Friday, January 19, 2007

Server Monitoring: Nagios

As I mentioned last time, I am looking for an easy, free, stable, and highly functional network monitoring system. Nagios is my first venture into this investigation. Nagios has been around for awhile, and I believe that I evaluated it a few years ago before throwing my hands up in frustration and doing a quick and dirty solution myself. In all fairness, I was incredibly busy at the time, and probably didn't give it a fair shake.
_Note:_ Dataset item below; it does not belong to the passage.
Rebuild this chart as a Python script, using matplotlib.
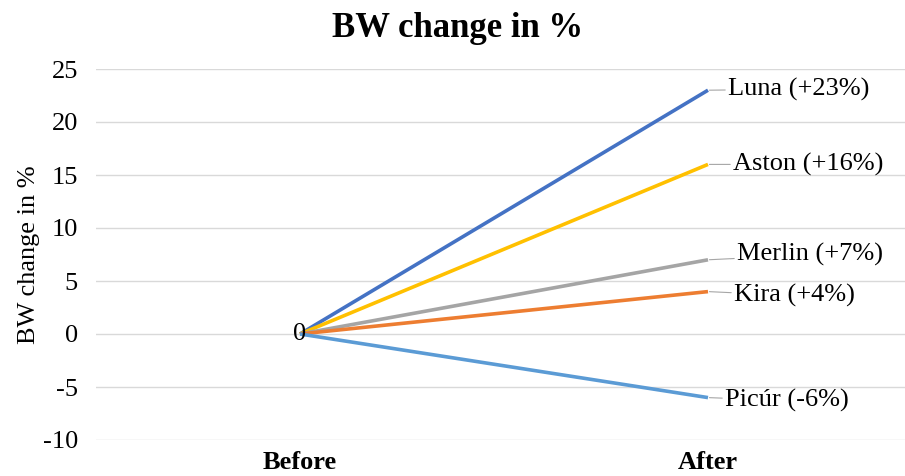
import matplotlib
matplotlib.use("Agg")
import matplotlib.pyplot as plt
from matplotlib.transforms import ScaledTranslation

categories = ["Before", "After"]
names = ["Luna", "Aston", "Merlin", "Kira", "Picúr"]
before = [0, 0, 0, 0, 0]
after = [23, 16, 7, 4, -6]
colors = ["#4472C4", "#FFC000", "#A5A5A5", "#ED7D31", "#5B9BD5"]
yticks = [-10, -5, 0, 5, 10, 15, 20, 25]
label_dx = [20, 25, 29, 26, 17]   # horizontal offset of each end label (pixels)
label_dy = [1, 0, 5, -4, -3]      # vertical offset of each end label (pixels)

plt.rcParams["font.family"] = ["Liberation Serif", "DejaVu Serif"]

fig = plt.figure(figsize=(9.05, 4.76), dpi=100)
ax = fig.add_axes([96 / 905, 36 / 476, 809 / 905, 371 / 476])

x = list(range(len(categories)))
for name, b, a, c, dx, dy in zip(names, before, after, colors, label_dx, label_dy):
    ax.plot(x, [b, a], color=c, lw=2.6, solid_capstyle="butt", zorder=3)
    sign = "+" if a > 0 else ""
    ax.annotate(f"{name} ({sign}{a}%)", xy=(x[1], a), xytext=(dx, dy),
                textcoords="offset pixels", fontsize=19, va="center", ha="left",
                annotation_clip=False,
                arrowprops=dict(arrowstyle="-", color="#A6A6A6", lw=0.8,
                                shrinkA=0, shrinkB=1))

ax.text(x[0], before[0], "0", fontsize=19, ha="right", va="center",
        transform=ax.transData + ScaledTranslation(6 / 100, 0, fig.dpi_scale_trans),
        zorder=4)

ax.set_xlim(-0.5, 1.5 - 7 / 408)
ax.set_ylim(-10, 25)
ax.set_yticks(yticks)
ax.set_yticklabels([str(v) for v in yticks])
ax.set_xticks(x)
ax.set_xticklabels(categories)
ax.tick_params(axis="both", length=0)
ax.tick_params(axis="y", pad=13, labelsize=19)
ax.tick_params(axis="x", pad=8, labelsize=19)
for lab in ax.get_xticklabels():
    lab.set_fontweight("bold")
ax.yaxis.grid(True, color="#D9D9D9", lw=1)
ax.set_axisbelow(True)
for s in ax.spines.values():
    s.set_visible(False)

ax.set_ylabel("BW change in %", fontsize=19, labelpad=2)
fig.suptitle("BW change in %", x=0.506, fontsize=25, fontweight="bold", y=0.975)

fig.savefig("out.png", dpi=100)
According to the website, it will do exactly what I want:

Nagios is a host and service monitor designed to inform you of network problems before your clients, end-users or managers do. It has been designed to run under the Linux operating system, but works fine under most *NIX variants as well. The monitoring daemon runs intermittent checks on hosts and services you specify using external "plugins" which return status information to Nagios. When problems are encountered, the daemon can send notifications out to administrative contacts in a variety of different ways (email, instant message, SMS, etc.). Current status information, historical logs, and reports can all be accessed via a web browser.
Well, I've never been much of one for believing in the whole truth in advertising thing, so I decided to give it a go on my own, and see how it works.

The network I decided to test it on consists of six machines. In addition, I have two development servers in an external data center that were doing nothing but humming, so I elected to include them in the tests. The machines are a mixture of FreeBSD and a couple of different Linux distros (CentOS and Debian).

Prior to actually installing this package, I did a bit of reading on their website. They have a number of helpful screenshots; here are a few that were of interest to me.

This is the status detail screen (and it would appear that someone is having a bad day with this particular network!). It looks quite helpful, and provides a good "dashboard" view of the various processes on a given machine.

Now this is interesting -- a status map of a network segment. I'm not sure how you define the map (but suspect it is painful), but it is an interesting method of graphically representing the layout of various workstations and servers. Nice touch.

This gives the bird's eye view of all monitored services. Simple, and effective. It seems that you can group services together, which would be very helpful.

After I finished amusing myself with screenshots and the propoganda on their site, I went over to the Wikipedia entry to see what it had to say. It's a short article, and simply lists the services it monitors, has pointers to helpful install guides, and mentions that it came out in 2002, when it used to be called NetSaint. The talk page had this obscure comment:
I would say this is a very handy application when argumented with Cacti. I just set up one and its really cool to see it in action.
I presume "argumented" was supposed to be "augmented", but there you go. But was is this "Cacti"? I'll have to find out.

I'm going to try a test install of this on the weekend. I'll keep you posted.